To the delight of Southern California Friar faithful in keeping Hamren a Padre, Hamren cleared waivers and was assigned to Double-A San Antonio. So far in his 13 innings pitched out of the Mission bullpen (0-1, 2.08 ERA with one save and four holds), Erik has surrendered only 6 hits while striking out 19 and holding opponents to a .154 batting average. With continued success in the minor leagues, it is just a matter of time for the South Orange County pitcher to return to PETCO Park.
Hamren’s journey to Major League Baseball was relatively short, especially considering that he
was pitching in the Independent League in 2010. He possesses what it takes to become a solid contributer to the Padres bullpen and is itching to remain a staple on the San Diego roster.
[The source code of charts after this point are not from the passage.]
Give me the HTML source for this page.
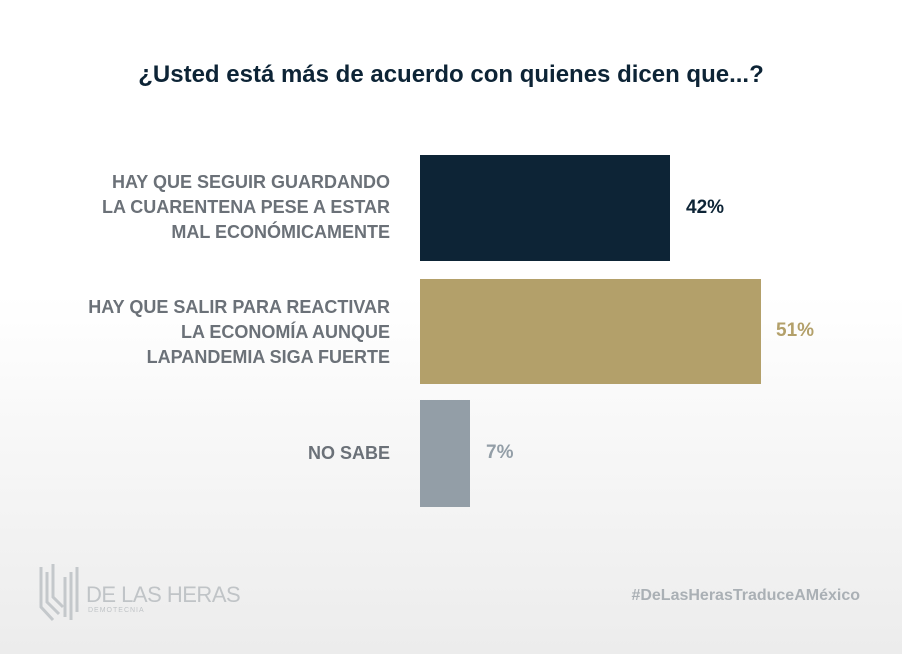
<!DOCTYPE html>
<html><head><meta charset="utf-8"><style>
body{margin:0;width:902px;height:654px;overflow:hidden;background:linear-gradient(#fff 0,#fff 45%,#ececec 100%);font-family:"Liberation Sans",sans-serif;position:relative}
.t{position:absolute;left:0;width:902px;top:61px;text-align:center;font-size:24px;font-weight:bold;color:#0d2436}
.l{position:absolute;right:512px;text-align:right;font-size:18px;font-weight:bold;color:#6b7178;line-height:25px}
.b{position:absolute;left:420px}
.v{position:absolute;font-size:19px;font-weight:bold}
</style></head><body>
<div class="t">¿Usted está más de acuerdo con quienes dicen que...?</div>
<div class="l" style="top:170px">HAY QUE SEGUIR GUARDANDO<br>LA CUARENTENA PESE A ESTAR<br>MAL ECONÓMICAMENTE</div>
<div class="b" style="top:155px;width:250px;height:106px;background:#0d2436"></div>
<div class="v" style="left:686px;top:197px;color:#0d2436">42%</div>
<div class="l" style="top:295px">HAY QUE SALIR PARA REACTIVAR<br>LA ECONOMÍA AUNQUE<br>LAPANDEMIA SIGA FUERTE</div>
<div class="b" style="top:279px;width:341px;height:105px;background:#b3a06a"></div>
<div class="v" style="left:776px;top:320px;color:#b3a06a">51%</div>
<div class="l" style="top:441px">NO SABE</div>
<div class="b" style="top:400px;width:50px;height:107px;background:#939ea7"></div>
<div class="v" style="left:486px;top:442px;color:#939ea7">7%</div>
<svg style="position:absolute;left:38px;top:562px" width="42" height="62"><g fill="none" stroke="#c4c8cb" stroke-width="3"><path d="M3 5V45L15 58"/><path d="M9 10V40L21 52"/><path d="M15 2V35L25 45"/><path d="M27 15V55"/><path d="M33 10V58"/><path d="M39 5V50"/></g></svg>
<div style="position:absolute;left:86px;top:582px;font-size:22px;color:#c0c4c7;letter-spacing:-0.5px">DE LAS HERAS</div>
<div style="position:absolute;left:88px;top:607px;font-size:7px;letter-spacing:1px;color:#c0c4c7">DEMOTECNIA</div>
<div style="position:absolute;right:42px;top:587px;font-size:16px;font-weight:bold;color:#aab0b5">#DeLasHerasTraduceAMéxico</div>
</body></html>
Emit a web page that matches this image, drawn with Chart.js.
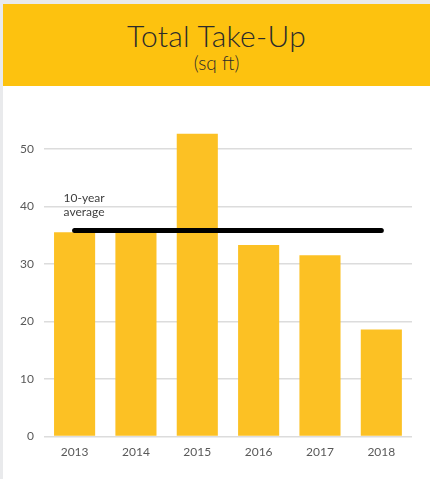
<!DOCTYPE html>
<html>
<head>
<meta charset="utf-8">
<script src="https://cdn.jsdelivr.net/npm/chart.js@4"></script>
<style>
  html, body { margin: 0; padding: 0; background: #e9eaec; }
  #wrap { position: absolute; left: 3px; top: 4px; width: 427px; height: 475px; background: #fff; }
  #head { height: 82px; background: #fdc20f; color: #2b2b2b; text-align: center; font-family: Lato, "Noto Sans", sans-serif; font-weight: 300; }
  #head .t { font-size: 30px; padding-top: 14px; line-height: 34px; letter-spacing: 0.3px; }
  #head .s { font-size: 19px; line-height: 22px; }
  #box { position: relative; width: 427px; height: 393px; }
</style>
</head>
<body>
<div id="wrap">
  <div id="head"><div class="t">Total Take-Up</div><div class="s">(sq ft)</div></div>
  <div id="box"><canvas id="c"></canvas></div>
</div>
<script>
  // values
  var years = ["2013", "2014", "2015", "2016", "2017", "2018"];
  var takeUp = [35.5, 35.5, 52.6, 33.3, 31.5, 18.6];
  var average = [35.8, 35.8, 35.8, 35.8, 35.8, 35.8];
  var averageLabel = ["10-year", "average"];

  var textColor = "#595959";

  // note text above the start of the average line
  var notePlugin = {
    id: "note",
    afterDatasetsDraw: function (chart) {
      var ctx = chart.ctx;
      var x = chart.scales.x.getPixelForValue(0) - 11;
      var y = chart.scales.y.getPixelForValue(average[0]);
      ctx.save();
      ctx.fillStyle = "#404040";
      ctx.font = "12px Lato, 'Open Sans', sans-serif";
      ctx.textBaseline = "alphabetic";
      ctx.fillText(averageLabel[0], x, y - 29);
      ctx.fillText(averageLabel[1], x, y - 15);
      ctx.restore();
    }
  };

  new Chart(document.getElementById("c"), {
    type: "bar",
    data: {
      labels: years,
      datasets: [
        {
          type: "line",
          data: average,
          borderColor: "#000",
          borderWidth: 5,
          borderCapStyle: "round",
          pointRadius: 0,
          fill: false,
          order: 0
        },
        {
          data: takeUp,
          backgroundColor: "#fcc124",
          categoryPercentage: 1,
          barPercentage: 0.67,
          order: 1
        }
      ]
    },
    options: {
      responsive: true,
      maintainAspectRatio: false,
      animation: false,
      layout: { padding: { left: 7, right: 18, top: 34, bottom: 20 } },
      plugins: { legend: { display: false }, tooltip: { enabled: false } },
      scales: {
        x: {
          grid: { display: false },
          border: { display: false },
          ticks: { color: textColor, font: { family: "Lato", size: 12 }, padding: 0 }
        },
        y: {
          min: 0,
          max: 55,
          border: { display: false },
          grid: {
            color: function (c) { return c.tick && c.tick.value % 10 === 0 ? "#dcdcdc" : "rgba(0,0,0,0)"; },
            lineWidth: 1.5,
            drawTicks: false
          },
          ticks: {
            stepSize: 10,
            color: textColor,
            padding: 10,
            font: { family: "Lato", size: 12 },
            callback: function (v) { return v % 10 === 0 ? v : ""; }
          }
        }
      }
    },
    plugins: [notePlugin]
  });
</script>
</body>
</html>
Should the Padres use closer Huston Street as a half-season rental AKA trade bait before the July 31st non-waiver trade deadline, then Hamren will be right on schedule for his annual pilgrimage to PETCO. However, one would expect that at the very latest Erik will rejoin the Padres when active rosters increase from 25 to 40 on September 1st. In the meantime, the trek from Mission San Juan Capistrano to the San Antonio Missions will have to suffice. Just as the swallows return every year to this legendary South Orange County landmark, fireman Erik Hamren will faithfully make his miraculous comeback to MLB in San Diego.